Fabio: Quando a Natale sono tornato a casa mi hanno portato a Bisceglie, dove una famiglia ha un frantoio privato che è stato diviso in due: da una parte c'è la produzione dell'olio e dall'altra una parte ristoro, un piccolo bistrot dove tutto è a base di olio, e dove ti fanno fare la degustazione degli oli su diverse bruschette. L'ho trovato molto interessante.
Qual è secondo voi la sfida della cucina contemporanea?
Alessandro: Portare il cibo di qualità alle masse. Questo credo sarà possibile grazie all'ingegnerizzazione di alcuni procedimenti. Una giorno ero in un Autogrill e sono rimasto sorpreso da una macchina che faceva una schiuma del cappuccino perfetta; era semplicissima da usare, chiunque avrebbe potuto farla. La sfida del cuoco, secondo me, non è fare sempre più buoni i propri piatti, ma quella di far arrivare a sempre più persone i suoi prodotti. Quando dico ingegnerizzare non penso alle stampanti 3D o per forza ad aspetti tecnologici, ma penso più che altro alla maniera di rendere un buon piatto, pensato da uno chef, replicabile facendolo così arrivare dappertutto: negli asili, nelle mense o negli ospedali.
Lo chef che rappresenta l'Italia in questo momento?
Pino Cuttaia e Gennaro Esposito, perchè spingono l'Italia. Siamo in tanti adesso, fortunatamente, e tutti rappresentano e vogliono rappresentare l'Italia. La cosa più importante però è come si portano i valori nostrani all'estero.
E come si porta il Made in Italy all'estero?

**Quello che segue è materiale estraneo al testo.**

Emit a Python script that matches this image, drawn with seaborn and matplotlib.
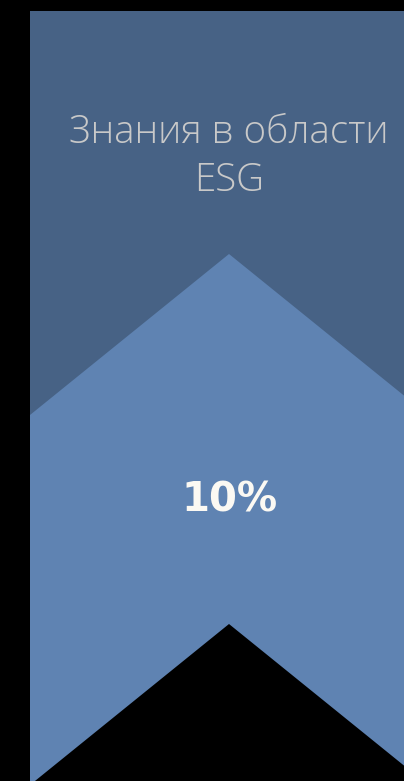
import matplotlib
matplotlib.use("Agg")
import matplotlib.pyplot as plt
import seaborn as sns

# data
labels = ["Знания в области\nESG"]
values = [10]

dark_blue = "#476285"
light_blue = "#5f83b2"
text_grey = "#c9c9c9"

sns.set_theme(style="white")
plt.rcParams["font.family"] = ["Open Sans", "DejaVu Sans"]

W, H = 404, 781
fig = plt.figure(figsize=(W / 100, H / 100), dpi=100, facecolor="black")
ax = fig.add_axes([0, 0, 1, 1])
ax.set_facecolor("black")
ax.set_xlim(0, W)
ax.set_ylim(H, 0)
ax.axis("off")

# ribbon: dark top block, light chevron body, black notch at the bottom
left, right_sym, cx = 30, 428, 229
ax.fill([left, right_sym, right_sym, left], [11, 11, 420, 420], color=dark_blue, lw=0)
ax.fill([left, cx, right_sym, right_sym, cx, left],
        [415, 254, 415, 785, 624, 785], color=light_blue, lw=0)

for lab, val in zip(labels, values):
    ax.text(cx, 157, lab, ha="center", va="center", fontsize=27.8,
            fontweight="light", color=text_grey, linespacing=1.33)
    ax.text(cx, 500, f"{val}%", ha="center", va="center", fontsize=29,
            fontweight="heavy", color="#fbf9f3", family=["DejaVu Sans"])

fig.savefig("out.png", dpi=100, facecolor="black")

Si porta in gruppo, con gli altri colleghi e i fornitori. Quando uno chef italiano va all'estero deve portare con sé i prodotti dei fornitori nostrani. Si fa vera cucina italiana solo con i nostri prodotti, e solo così si può esportare il vero Made in Italy nel mondo. Quando succederà questo su larga scala allora ci sarà una vera cucina italiana all'estero.